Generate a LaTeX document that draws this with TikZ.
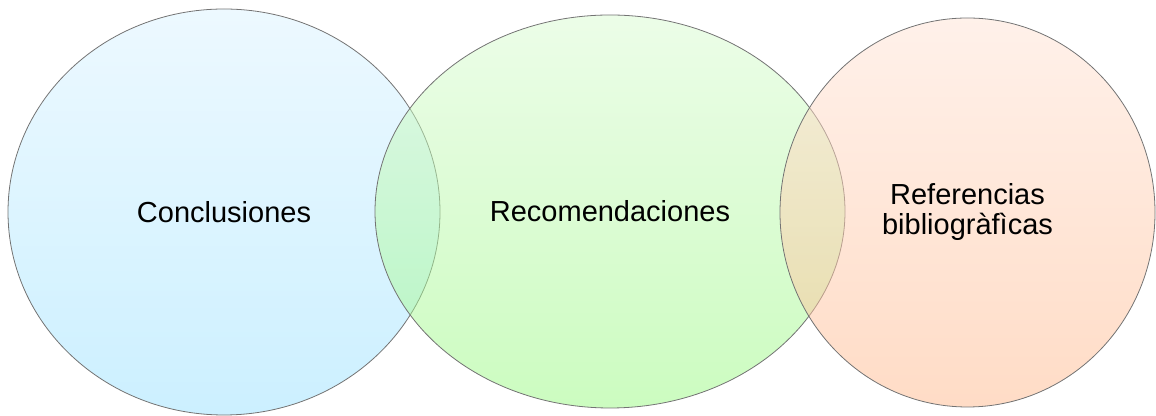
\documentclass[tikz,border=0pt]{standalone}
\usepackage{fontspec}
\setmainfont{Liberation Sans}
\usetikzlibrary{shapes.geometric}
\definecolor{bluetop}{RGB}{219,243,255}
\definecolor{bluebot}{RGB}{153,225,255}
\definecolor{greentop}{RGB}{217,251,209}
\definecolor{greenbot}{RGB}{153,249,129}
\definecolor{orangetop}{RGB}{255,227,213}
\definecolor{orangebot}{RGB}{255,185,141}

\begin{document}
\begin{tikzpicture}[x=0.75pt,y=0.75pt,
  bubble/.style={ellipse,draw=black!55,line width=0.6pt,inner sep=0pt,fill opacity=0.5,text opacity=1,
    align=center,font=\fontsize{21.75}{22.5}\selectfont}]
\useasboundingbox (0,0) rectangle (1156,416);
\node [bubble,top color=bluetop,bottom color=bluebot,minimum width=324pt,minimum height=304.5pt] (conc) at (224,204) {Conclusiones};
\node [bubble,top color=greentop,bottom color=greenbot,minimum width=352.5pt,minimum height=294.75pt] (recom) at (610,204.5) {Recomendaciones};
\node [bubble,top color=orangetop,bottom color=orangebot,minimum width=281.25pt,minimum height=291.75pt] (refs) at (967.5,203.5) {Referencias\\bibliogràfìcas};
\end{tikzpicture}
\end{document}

:::::

Your task is to reproduce all of the material exactly. The pictures stay out.

Generate a LaTeX document that draws this with TikZ.
\documentclass[tikz,border=0pt]{standalone}
\usepackage{fontspec}
\setmainfont{Liberation Sans}
\usetikzlibrary{shapes.geometric}
\definecolor{bluetop}{RGB}{219,243,255}
\definecolor{bluebot}{RGB}{153,225,255}
\definecolor{greentop}{RGB}{217,251,209}
\definecolor{greenbot}{RGB}{153,249,129}
\definecolor{orangetop}{RGB}{255,227,213}
\definecolor{orangebot}{RGB}{255,185,141}

\begin{document}
\begin{tikzpicture}[x=0.75pt,y=0.75pt,
  bubble/.style={ellipse,draw=black!55,line width=0.6pt,inner sep=0pt,fill opacity=0.5,text opacity=1,
    align=center,font=\fontsize{21.75}{22.5}\selectfont}]
\useasboundingbox (0,0) rectangle (1156,416);
\node [bubble,top color=bluetop,bottom color=bluebot,minimum width=324pt,minimum height=304.5pt] (conc) at (224,204) {Conclusiones};
\node [bubble,top color=greentop,bottom color=greenbot,minimum width=352.5pt,minimum height=294.75pt] (recom) at (610,204.5) {Recomendaciones};
\node [bubble,top color=orangetop,bottom color=orangebot,minimum width=281.25pt,minimum height=291.75pt] (refs) at (967.5,203.5) {Referencias\\bibliogràfìcas};
\end{tikzpicture}
\end{document}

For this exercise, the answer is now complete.